Terminei agora “O faroleiro e outros contos”. O conto que batiza o livro eu já havia lido, mas pelo nome “O faroleiro de Aspinwal”. É um belo conto sobre um polonês desterrado que, subitamente, recebe um pouco da sua pátria pelos correios. Mas a melhor obra do livro, para mim, é mesmo “Bartek, o conquistador”, da qual já falei, e que é uma novela. Há ainda mais duas pequenas histórias, o triste “Janko, o pequeno músico”, e o interessante “Sachem”, que, ao mesmo tempo em que escancara a “crueldade civilizatória” da humanidade contra os índios, termina com a insuspeitada (e igualmente cruel) adesão de um dos seus remanescentes aos valores de seus opressores. O último texto do livro também não é exatamente um conto, mas a novela “Devemos segui-lo”, em que, assim como no célebre “Quo vadis”, Sienkiewicz se volta às civilizações históricas, pois trata de um casal de romanos que, por acaso, se vê em Jerusalém no momento da crucificação de Jesus. Achei que o entusiasmo da mulher romana pela doutrina de Jesus se deu de forma muito precipitada, diante de umas poucas palavras que ouviu ao seu respeito, o que achei um tanto inverossímil. Em verdade, eu gostei mais dos textos em que Sienkiewicz fala sobre poloneses.

25/02/2019 – BERNARDO GUIMARÃES

há diferenças notáveis entre a novela e o livro “A escrava Isaura”. Todo aquele núcleo do Coronel Sebastião e da Condessa de Campos não existe no livro. O pai do Leôncio também pouco aparece, e em momento algum chega a se arrepender de não ter dado a liberdade à Isaura. Também me chama a atenção a crueldade e a impiedade dos mocinhos Isaura e Álvaro contra Belchior, o jardineiro corcunda. Isaura o chama de "mísero idiota", "um disforme", e acha que toda a sua beleza e educação não poderiam ser desperdiçadas com uma pessoa desse nível. O nojo de Isaura ao cogitarem se casar com Belchior é o mesmo que tem ao cogitarem se entregar a Leôncio - antes a morte! E o Álvaro, com todo o seu espírito libertário de quem quer ir contra os preconceitos da sociedade, olha com pasmo e indignação para aquele "homúnculo". Já dizia o Rubem Fonseca que aos corcundas não se concedem eufemismos.

26/02/2019 – LÚCIO CARDOSO

Acho “Crônica da assassinada” um livro épico, monumental, dilacerante, à altura dos grandes russos e acima de alguns deles. Mas vi por aí falarem que o livro seria um “monumento ao moralismo”, coisa que muito me chocou, pois seria o último adjetivo com que eu classificaria o livro.
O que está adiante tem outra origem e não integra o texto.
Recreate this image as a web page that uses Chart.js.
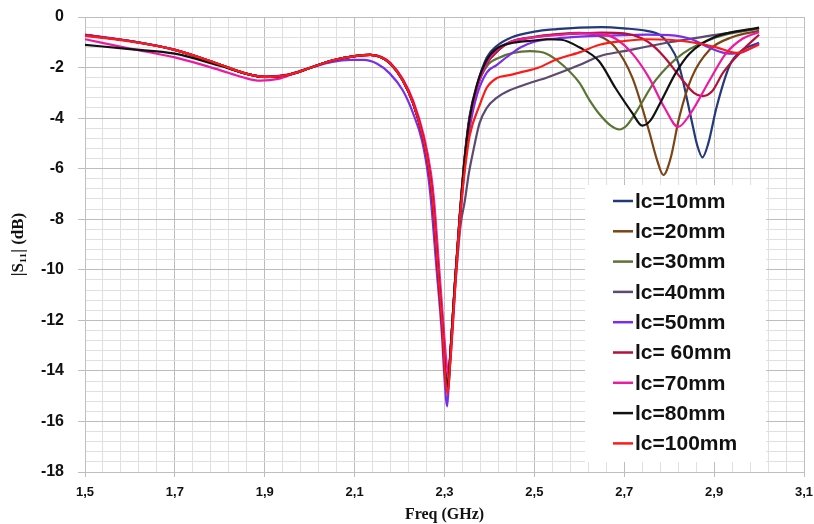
<!DOCTYPE html>
<html>
<head>
<meta charset="utf-8">
<script src="https://cdn.jsdelivr.net/npm/chart.js@4.4.1/dist/chart.umd.min.js"></script>
<style>
  html, body { margin: 0; padding: 0; background: #fff; }
  canvas { display: block; }
</style>
</head>
<body>
<canvas id="c" width="814" height="524"></canvas>
<script>
// |S11| vs frequency, one curve per lc length

const seriesNames = ['lc=10mm', 'lc=20mm', 'lc=30mm', 'lc=40mm', 'lc=50mm', 'lc= 60mm', 'lc=70mm', 'lc=80mm', 'lc=100mm']
const seriesColors = ['#22397a', '#7b4414', '#5b7434', '#5c4a70', '#7a2ee6', '#b3113a', '#ec1aa0', '#111111', '#ff1a1a']

const xMajor = [1.5, 1.7, 1.9, 2.1, 2.3, 2.5, 2.7, 2.9, 3.1]
const xTickLabels = ['1,5', '1,7', '1,9', '2,1', '2,3', '2,5', '2,7', '2,9', '3,1']
const yMajor = [0, -2, -4, -6, -8, -10, -12, -14, -16, -18]
const yTickLabels = ['0', '-2', '-4', '-6', '-8', '-10', '-12', '-14', '-16', '-18']

// [freq GHz, dB]
const lc10 = [[1.5,-0.72],[1.6,-0.95],[1.7,-1.3],[1.8,-1.88],[1.86,-2.25],[1.9,-2.37],[1.95,-2.3],[2.0,-2.02],[2.05,-1.72],[2.1,-1.55],[2.135,-1.5],[2.16,-1.6],[2.18,-1.85],[2.207,-2.5],[2.23,-3.4],[2.252,-4.75],[2.267,-6.2],[2.274,-7.3],[2.285,-9.9],[2.296,-12.5],[2.301,-14.0],[2.307,-14.7],[2.312,-13.6],[2.323,-10.6],[2.334,-7.8],[2.345,-5.5],[2.356,-3.9],[2.372,-2.7],[2.394,-1.6],[2.416,-1.15],[2.45,-0.8],[2.5,-0.58],[2.55,-0.48],[2.6,-0.42],[2.65,-0.4],[2.7,-0.45],[2.75,-0.55],[2.78,-0.72],[2.8,-1.1],[2.82,-1.8],[2.85,-4.1],[2.862,-5.05],[2.874,-5.55],[2.887,-5.0],[2.905,-3.6],[2.935,-1.9],[2.96,-1.35],[3.0,-1.02]]
const lc20 = [[1.5,-0.72],[1.6,-0.95],[1.7,-1.3],[1.8,-1.88],[1.86,-2.25],[1.9,-2.37],[1.95,-2.3],[2.0,-2.02],[2.05,-1.72],[2.1,-1.55],[2.135,-1.5],[2.16,-1.6],[2.18,-1.85],[2.207,-2.5],[2.23,-3.4],[2.252,-4.75],[2.267,-6.2],[2.274,-7.3],[2.285,-9.9],[2.296,-12.5],[2.301,-14.0],[2.307,-14.7],[2.312,-13.6],[2.323,-10.6],[2.334,-7.9],[2.345,-5.6],[2.356,-4.0],[2.372,-2.8],[2.394,-1.84],[2.416,-1.38],[2.445,-1.0],[2.5,-0.78],[2.55,-0.68],[2.6,-0.63],[2.64,-0.72],[2.68,-1.2],[2.718,-2.4],[2.755,-4.5],[2.772,-5.6],[2.787,-6.25],[2.803,-5.6],[2.822,-4.0],[2.85,-2.4],[2.89,-1.3],[2.94,-0.8],[3.0,-0.55]]
const lc30 = [[1.5,-0.72],[1.6,-0.95],[1.7,-1.3],[1.8,-1.88],[1.86,-2.25],[1.9,-2.37],[1.95,-2.3],[2.0,-2.02],[2.05,-1.72],[2.1,-1.55],[2.135,-1.5],[2.16,-1.6],[2.18,-1.85],[2.207,-2.5],[2.23,-3.4],[2.252,-4.75],[2.267,-6.2],[2.274,-7.3],[2.285,-9.9],[2.296,-12.5],[2.301,-14.0],[2.307,-14.6],[2.312,-13.6],[2.323,-10.6],[2.334,-7.9],[2.345,-5.6],[2.356,-4.0],[2.372,-2.8],[2.394,-1.95],[2.423,-1.6],[2.453,-1.42],[2.49,-1.35],[2.527,-1.45],[2.563,-1.9],[2.6,-2.6],[2.623,-3.3],[2.645,-3.85],[2.67,-4.3],[2.689,-4.45],[2.705,-4.3],[2.725,-3.8],[2.77,-2.5],[2.83,-1.45],[2.905,-0.8],[3.0,-0.45]]
const lc40 = [[1.5,-0.72],[1.6,-0.95],[1.7,-1.3],[1.8,-1.88],[1.86,-2.25],[1.9,-2.37],[1.95,-2.3],[2.0,-2.02],[2.05,-1.72],[2.1,-1.55],[2.135,-1.5],[2.16,-1.6],[2.18,-1.85],[2.207,-2.5],[2.23,-3.4],[2.252,-4.75],[2.267,-6.2],[2.274,-7.3],[2.285,-9.9],[2.296,-12.5],[2.302,-14.0],[2.308,-14.8],[2.313,-13.6],[2.324,-10.6],[2.336,-8.2],[2.345,-7.3],[2.354,-6.2],[2.364,-5.3],[2.378,-4.2],[2.394,-3.6],[2.416,-3.2],[2.445,-2.9],[2.5,-2.55],[2.527,-2.4],[2.6,-1.9],[2.645,-1.55],[2.7,-1.35],[2.8,-1.0],[2.9,-0.72],[3.0,-0.45]]
const lc50 = [[1.5,-0.7],[1.6,-0.95],[1.7,-1.3],[1.8,-1.9],[1.86,-2.25],[1.9,-2.36],[1.95,-2.28],[2.0,-2.02],[2.05,-1.78],[2.09,-1.7],[2.12,-1.7],[2.15,-1.85],[2.178,-2.23],[2.207,-2.9],[2.23,-3.8],[2.25,-4.9],[2.263,-6.2],[2.27,-7.3],[2.282,-9.9],[2.294,-12.5],[2.3,-14.3],[2.306,-15.4],[2.311,-14.0],[2.322,-10.8],[2.334,-8.0],[2.345,-5.9],[2.356,-4.4],[2.372,-3.1],[2.394,-2.2],[2.416,-1.9],[2.445,-1.5],[2.47,-1.2],[2.5,-0.98],[2.55,-0.85],[2.6,-0.78],[2.65,-0.74],[2.7,-0.72],[2.75,-0.7],[2.8,-0.72],[2.85,-0.88],[2.89,-1.22],[2.935,-1.45],[2.958,-1.42],[3.0,-1.05]]
const lc60 = [[1.5,-0.72],[1.6,-0.95],[1.7,-1.3],[1.8,-1.88],[1.86,-2.25],[1.9,-2.37],[1.95,-2.3],[2.0,-2.02],[2.05,-1.72],[2.1,-1.55],[2.135,-1.5],[2.16,-1.6],[2.18,-1.85],[2.207,-2.5],[2.23,-3.4],[2.252,-4.75],[2.267,-6.2],[2.274,-7.3],[2.285,-9.9],[2.296,-12.5],[2.301,-14.0],[2.307,-14.8],[2.312,-13.6],[2.323,-10.6],[2.334,-7.9],[2.345,-5.6],[2.356,-4.0],[2.372,-2.8],[2.394,-1.84],[2.416,-1.38],[2.445,-1.0],[2.5,-0.8],[2.55,-0.7],[2.6,-0.65],[2.65,-0.62],[2.7,-0.65],[2.74,-0.85],[2.765,-1.15],[2.79,-1.6],[2.83,-2.5],[2.855,-3.0],[2.874,-3.13],[2.895,-2.95],[2.92,-2.2],[2.964,-1.3],[3.0,-0.7]]
const lc70 = [[1.5,-0.88],[1.6,-1.25],[1.7,-1.6],[1.8,-2.1],[1.85,-2.38],[1.89,-2.52],[1.93,-2.45],[1.97,-2.2],[2.0,-2.02],[2.05,-1.72],[2.1,-1.55],[2.135,-1.5],[2.16,-1.58],[2.18,-1.82],[2.207,-2.45],[2.23,-3.3],[2.254,-4.7],[2.27,-6.2],[2.277,-7.3],[2.288,-9.9],[2.299,-12.5],[2.304,-13.6],[2.309,-14.2],[2.314,-13.4],[2.325,-10.4],[2.336,-7.8],[2.347,-5.5],[2.358,-3.9],[2.374,-2.7],[2.394,-1.8],[2.416,-1.3],[2.445,-1.0],[2.5,-0.8],[2.55,-0.72],[2.6,-0.65],[2.65,-0.68],[2.68,-0.85],[2.718,-1.45],[2.755,-2.4],[2.79,-3.6],[2.82,-4.35],[2.848,-3.8],[2.89,-2.5],[2.926,-1.45],[2.964,-0.85],[3.0,-0.6]]
const lc80 = [[1.5,-1.1],[1.6,-1.27],[1.7,-1.45],[1.8,-1.93],[1.86,-2.25],[1.9,-2.38],[1.95,-2.3],[2.0,-2.02],[2.05,-1.72],[2.1,-1.55],[2.135,-1.5],[2.16,-1.6],[2.18,-1.85],[2.207,-2.5],[2.23,-3.4],[2.252,-4.75],[2.267,-6.2],[2.274,-7.3],[2.285,-9.9],[2.296,-12.5],[2.301,-14.0],[2.307,-14.6],[2.312,-13.6],[2.323,-10.6],[2.334,-7.9],[2.345,-5.6],[2.356,-4.0],[2.372,-2.7],[2.394,-1.7],[2.416,-1.25],[2.453,-1.02],[2.5,-0.93],[2.527,-0.88],[2.56,-0.9],[2.6,-1.2],[2.644,-1.75],[2.68,-2.8],[2.718,-3.8],[2.74,-4.3],[2.758,-4.1],[2.78,-3.4],[2.815,-2.2],[2.845,-1.45],[2.9,-0.8],[3.0,-0.42]]
const lc100 = [[1.5,-0.75],[1.6,-0.97],[1.7,-1.3],[1.8,-1.88],[1.86,-2.25],[1.9,-2.37],[1.95,-2.3],[2.0,-2.02],[2.05,-1.72],[2.1,-1.55],[2.135,-1.5],[2.16,-1.6],[2.18,-1.85],[2.207,-2.5],[2.23,-3.4],[2.252,-4.75],[2.267,-6.2],[2.274,-7.3],[2.285,-9.9],[2.296,-12.5],[2.301,-14.1],[2.307,-14.9],[2.312,-13.8],[2.323,-10.8],[2.334,-8.0],[2.345,-6.1],[2.356,-4.7],[2.378,-3.5],[2.394,-2.8],[2.416,-2.42],[2.445,-2.3],[2.467,-2.2],[2.51,-2.0],[2.546,-1.7],[2.6,-1.4],[2.645,-1.1],[2.7,-0.95],[2.75,-0.88],[2.8,-0.9],[2.85,-1.0],[2.905,-1.2],[2.95,-1.42],[3.0,-1.1]]

const series = [lc10, lc20, lc30, lc40, lc50, lc60, lc70, lc80, lc100]

const near = (a, b) => Math.abs(a - b) < 1e-6
const xMajorIdx = v => xMajor.findIndex(m => near(m, v))
const yMajorIdx = v => yMajor.findIndex(m => near(m, v))

const GRID_MAJOR = '#bdbdbd'
const GRID_MINOR = '#e0e0e0'

// legend box drawn inside the plot, like the Excel one
const boxLegend = {
  id: 'boxLegend',
  afterDraw(chart) {
    const ctx = chart.ctx
    ctx.save()
    ctx.fillStyle = '#fff'
    ctx.fillRect(585, 185, 181, 277)
    ctx.font = 'bold 21px "Liberation Sans", Arial, sans-serif'
    ctx.textBaseline = 'middle'
    seriesNames.forEach((name, i) => {
      const y = 201 + i * 30.3
      ctx.strokeStyle = seriesColors[i]
      ctx.lineWidth = 2.5
      ctx.beginPath()
      ctx.moveTo(613, y)
      ctx.lineTo(633, y)
      ctx.stroke()
      ctx.fillStyle = '#111'
      ctx.fillText(name, 635, y + 1)
    })
    ctx.restore()
  }
}

new Chart(document.getElementById('c'), {
  type: 'line',
  data: {
    datasets: series.map((pts, i) => ({
      label: seriesNames[i],
      data: pts.map(p => ({ x: p[0], y: p[1] })),
      borderColor: seriesColors[i],
      borderWidth: 2.2,
      pointRadius: 0,
      cubicInterpolationMode: 'monotone',
      order: series.length - i,
    })),
  },
  options: {
    responsive: false,
    animation: false,
    layout: { padding: { left: 0, right: 10, top: 17, bottom: 0 } },
    plugins: { legend: { display: false }, tooltip: { enabled: false } },
    scales: {
      x: {
        type: 'linear',
        min: 1.5,
        max: 3.1,
        afterFit: s => { s.height = 52; s.paddingLeft = 0; s.paddingRight = 0 },
        ticks: {
          stepSize: 0.04,
          autoSkip: false,
          maxRotation: 0,
          padding: 8,
          color: '#111',
          font: { family: '"Liberation Sans", Arial, sans-serif', size: 13, weight: 'bold' },
          callback: v => { const i = xMajorIdx(v); return i >= 0 ? xTickLabels[i] : '' },
        },
        grid: {
          color: c => xMajorIdx(c.tick.value) >= 0 ? GRID_MAJOR : GRID_MINOR,
          tickColor: c => xMajorIdx(c.tick.value) >= 0 ? GRID_MAJOR : 'rgba(0,0,0,0)',
          tickLength: 5,
        },
        border: { color: '#bfbfbf' },
        title: {
          display: true,
          text: 'Freq (GHz)',
          color: '#111',
          padding: { top: 0, bottom: 0 },
          font: { family: '"Liberation Serif", "Times New Roman", serif', size: 16, weight: 'bold' },
        },
      },
      y: {
        min: -18,
        max: 0,
        afterFit: s => { s.width = 85; s.paddingTop = 0; s.paddingBottom = 0 },
        ticks: {
          stepSize: 0.4,
          autoSkip: false,
          padding: 14,
          color: '#111',
          font: { family: '"Liberation Sans", Arial, sans-serif', size: 16, weight: 'bold' },
          callback: v => { const i = yMajorIdx(v); return i >= 0 ? yTickLabels[i] : '' },
        },
        grid: {
          color: c => yMajorIdx(c.tick.value) >= 0 ? GRID_MAJOR : GRID_MINOR,
          tickColor: c => yMajorIdx(c.tick.value) >= 0 ? GRID_MAJOR : 'rgba(0,0,0,0)',
          tickLength: 7,
        },
        border: { color: '#bfbfbf' },
        title: {
          display: true,
          text: '|S\u2081\u2081| (dB)',
          color: '#111',
          padding: { top: 8, bottom: 0 },
          font: { family: '"Liberation Serif", "Times New Roman", serif', size: 17, weight: 'bold' },
        },
      },
    },
  },
  plugins: [boxLegend],
})
</script>
</body>
</html>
A justificativa apresentada foi que os personagens “desviantes” se davam mal. Ora, é preciso uma leitura muito superficial para não ver que nisso está precisamente a crítica do autor – que não só não é nenhum moralista como foi, por muito tempo, deixado em segundo plano na literatura por ser considerado imoral. No confinamento do Timóteo, eu enxergo toda a crítica possível. É o relato da sociedade que ele se propôs a decompor. Era a Minas Gerais tradicional que, como ele disse em uma entrevista, ele queria destruir. É no mínimo curioso ver um dos raros livros a tratar abertamente do incesto como moralista. Vamos pedir para um padre ler e ver o quão moralista ele acha esse livro. Não seria estranho se ele tivesse um impulso no sentido de queimá-lo. Porque nem no embate entre o padre Justino e Ana o padre sai vencedor. Moralista? Não.